-- EXERCISE BRIEF --
Would you transcribe the whole listing exactly, minus its pictures?
■ ■ ■ ■ ■ ■ ■
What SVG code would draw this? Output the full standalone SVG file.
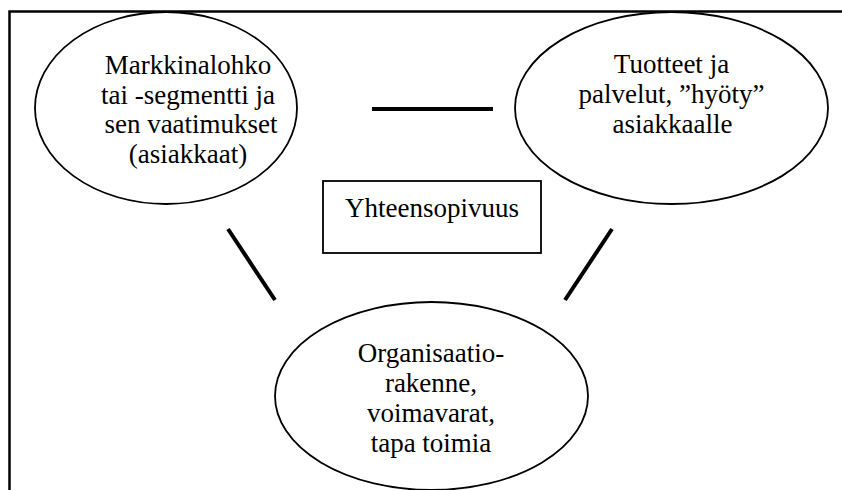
<svg xmlns="http://www.w3.org/2000/svg" width="842" height="490" viewBox="0 0 842 490">
<style>
.frame{stroke:#000;stroke-width:2.5;fill:none}
.node{fill:#fff;stroke:#000;stroke-width:1.8}
.conn{stroke:#000;stroke-width:4;stroke-linecap:butt}
.t{font-family:'Liberation Serif','Times New Roman',Times,serif;font-size:27px;fill:#000;text-anchor:middle}
</style>
<rect width="842" height="490" fill="#fff"/>
<path class="frame" d="M9.5 490 V11.5 H842"/>
<g id="connectors">
<line class="conn" x1="372" y1="109" x2="493" y2="109"/>
<line class="conn" x1="228" y1="229" x2="275" y2="300"/>
<line class="conn" x1="612" y1="229" x2="565" y2="300"/>
</g>
<g id="node-markkina">
<ellipse class="node" cx="166" cy="108" rx="131" ry="96"/>
<g class="t" font-family="Liberation Serif, serif">
<text x="188" y="74">Markkinalohko</text>
<text x="188" y="104">tai -segmentti ja</text>
<text x="191" y="133">sen vaatimukset</text>
<text x="188" y="163">(asiakkaat)</text>
</g>
</g>
<g id="node-tuotteet">
<ellipse class="node" cx="671.5" cy="108" rx="156.5" ry="96"/>
<g class="t" font-family="Liberation Serif, serif">
<text x="671.5" y="73">Tuotteet ja</text>
<text x="671.5" y="103">palvelut, ”hyöty”</text>
<text x="672.5" y="133">asiakkaalle</text>
</g>
</g>
<g id="node-yhteensopivuus">
<rect class="node" x="323" y="181" width="218" height="72"/>
<text class="t" x="432" y="217">Yhteensopivuus</text>
</g>
<g id="node-organisaatio">
<ellipse class="node" cx="431.5" cy="396" rx="156.5" ry="94"/>
<g class="t" font-family="Liberation Serif, serif">
<text x="431" y="362">Organisaatio-</text>
<text x="431" y="392">rakenne,</text>
<text x="431" y="422">voimavarat,</text>
<text x="431" y="452">tapa toimia</text>
</g>
</g>
</svg>
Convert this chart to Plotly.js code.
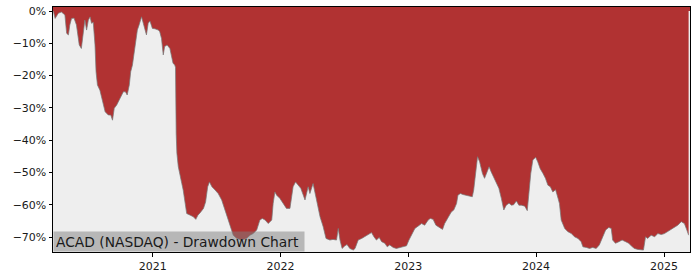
■ ■ ■ ■ ■ ■ ■
-- ANSWER TO THE TASK --
What SVG code would draw this? Output the full standalone SVG file.
<svg xmlns="http://www.w3.org/2000/svg" width="842" height="490" viewBox="0 0 842 490">
<style>
.frame{stroke:#000;stroke-width:2.5;fill:none}
.node{fill:#fff;stroke:#000;stroke-width:1.8}
.conn{stroke:#000;stroke-width:4;stroke-linecap:butt}
.t{font-family:'Liberation Serif','Times New Roman',Times,serif;font-size:27px;fill:#000;text-anchor:middle}
</style>
<rect width="842" height="490" fill="#fff"/>
<path class="frame" d="M9.5 490 V11.5 H842"/>
<g id="connectors">
<line class="conn" x1="372" y1="109" x2="493" y2="109"/>
<line class="conn" x1="228" y1="229" x2="275" y2="300"/>
<line class="conn" x1="612" y1="229" x2="565" y2="300"/>
</g>
<g id="node-markkina">
<ellipse class="node" cx="166" cy="108" rx="131" ry="96"/>
<g class="t" font-family="Liberation Serif, serif">
<text x="188" y="74">Markkinalohko</text>
<text x="188" y="104">tai -segmentti ja</text>
<text x="191" y="133">sen vaatimukset</text>
<text x="188" y="163">(asiakkaat)</text>
</g>
</g>
<g id="node-tuotteet">
<ellipse class="node" cx="671.5" cy="108" rx="156.5" ry="96"/>
<g class="t" font-family="Liberation Serif, serif">
<text x="671.5" y="73">Tuotteet ja</text>
<text x="671.5" y="103">palvelut, ”hyöty”</text>
<text x="672.5" y="133">asiakkaalle</text>
</g>
</g>
<g id="node-yhteensopivuus">
<rect class="node" x="323" y="181" width="218" height="72"/>
<text class="t" x="432" y="217">Yhteensopivuus</text>
</g>
<g id="node-organisaatio">
<ellipse class="node" cx="431.5" cy="396" rx="156.5" ry="94"/>
<g class="t" font-family="Liberation Serif, serif">
<text x="431" y="362">Organisaatio-</text>
<text x="431" y="392">rakenne,</text>
<text x="431" y="422">voimavarat,</text>
<text x="431" y="452">tapa toimia</text>
</g>
</g>
</svg>
Convert this chart to Plotly.js code.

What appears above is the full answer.